Глава 2. Колдуны, шаманы, жрецы
Итак, история духовного поиска с возникновением религии претерпела поразительные метаморфозы: архаическая магия и порыв религиозного чувства теперь относятся друг к другу как полные противоположности, позабыв, что берут начало из одного источника, что на самых ранних этапах своего существования составляли единое целое. Именно магия подарила религии многие идеи и научила «думать о невидимом».
Конечно, религия родилась не вдруг. Первобытные сказания, в конце концов превратившиеся в миф, вначале всего лишь удовлетворяли потребность племени в осознании своей уникальности, так как наличие собственного культурного прошлого отделяло данное объединение людей от чужаков, удерживало его от слияния с другими, аморфными группами, зачастую стоящими на более низком уровне развития, воспитывало сознание племенной целостности – общее прошлое, которое всегда подчеркивало наличие легендарного общего предка, подразумевало общее будущее, давало надежду на устойчивость социальных связей, наделяя их перспективой в потоке времени.
И все же человеческий ум с самого начала был склонен задавать вопросы, которые вынуждали сказителей выходить за рамки легенд о культурных героях и удивительных подвигах первых вождей племен. Проходили века, и кроманьонцы (понятия не имевшие, что им дадут такое прозвище цивилизованные потомки) томились неразрешимыми проблемами: откуда взялся род человеческий? почему человек так сильно отличается от прочих живых тварей? как возник мир и есть ли у него предел? какова все-таки окончательная судьба человека и мироздания в целом? Сказители, наверное, больше других размышляли над этими вечными вопросами. Сообразительные слушатели тоже домогались у них ответов, поскольку почитали их за мудрецов и носителей коллективного знания предыдущих поколений.

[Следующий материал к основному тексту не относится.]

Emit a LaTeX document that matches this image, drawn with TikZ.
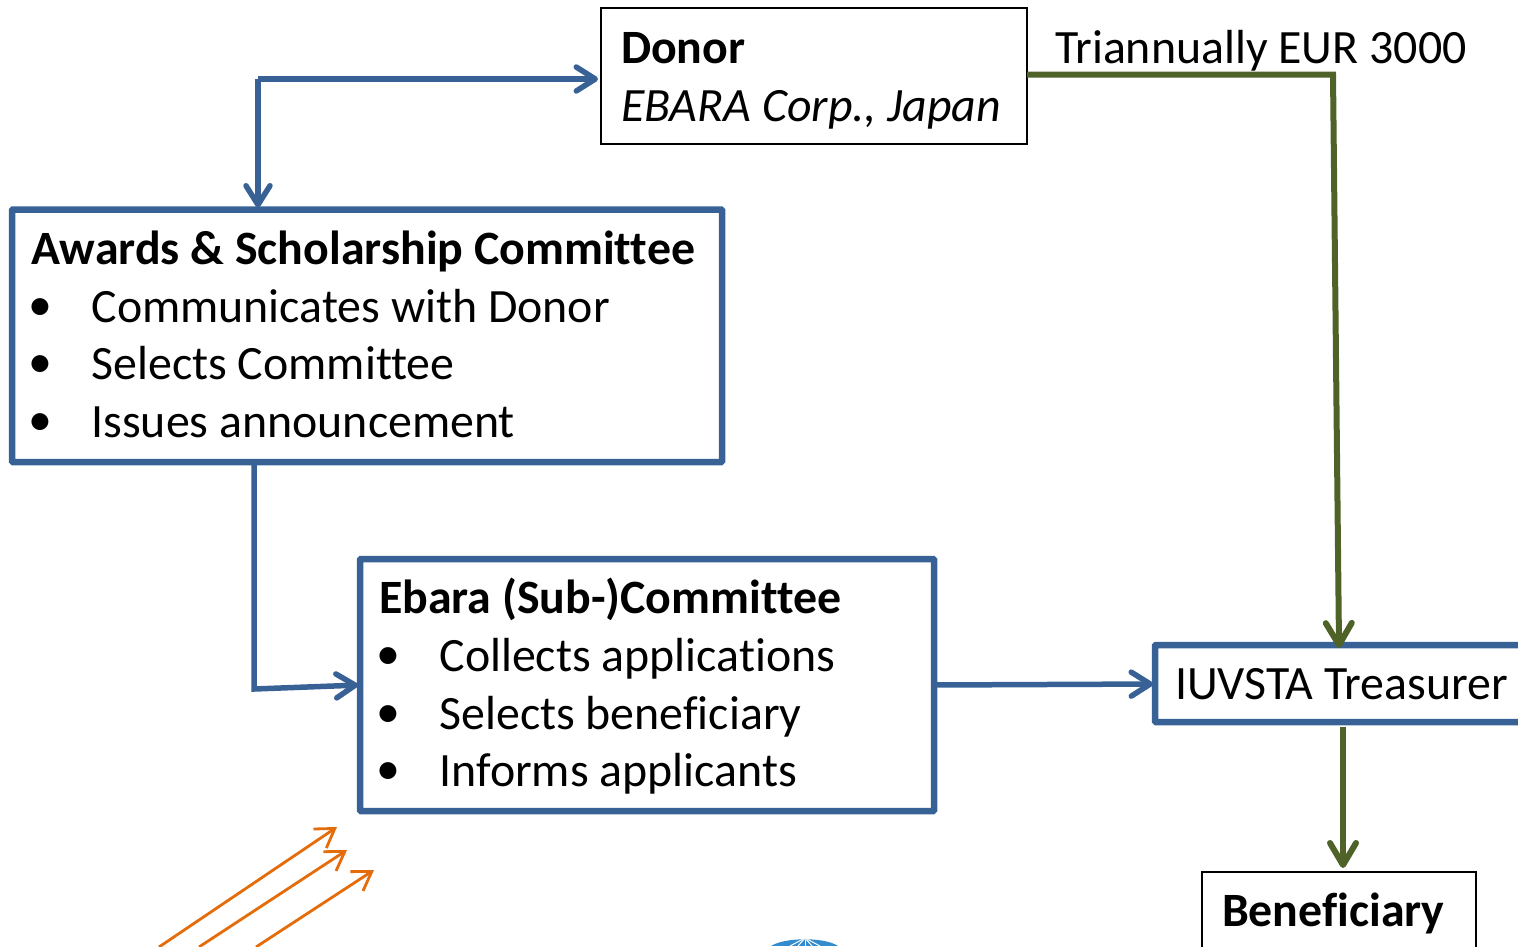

Подобное вопрошание не появилось, конечно же, на пустом месте: в некотором смысле вопрос уже подразумевал возможность ответа – эволюция интеллекта, можно сказать, является эволюцией вопросов. Парадигма интеллектуальных операций, освоенная разумом, обусловливает как всю совокупность возможных на данном этапе развития вопросов, так и всю совокупность возможных ответов.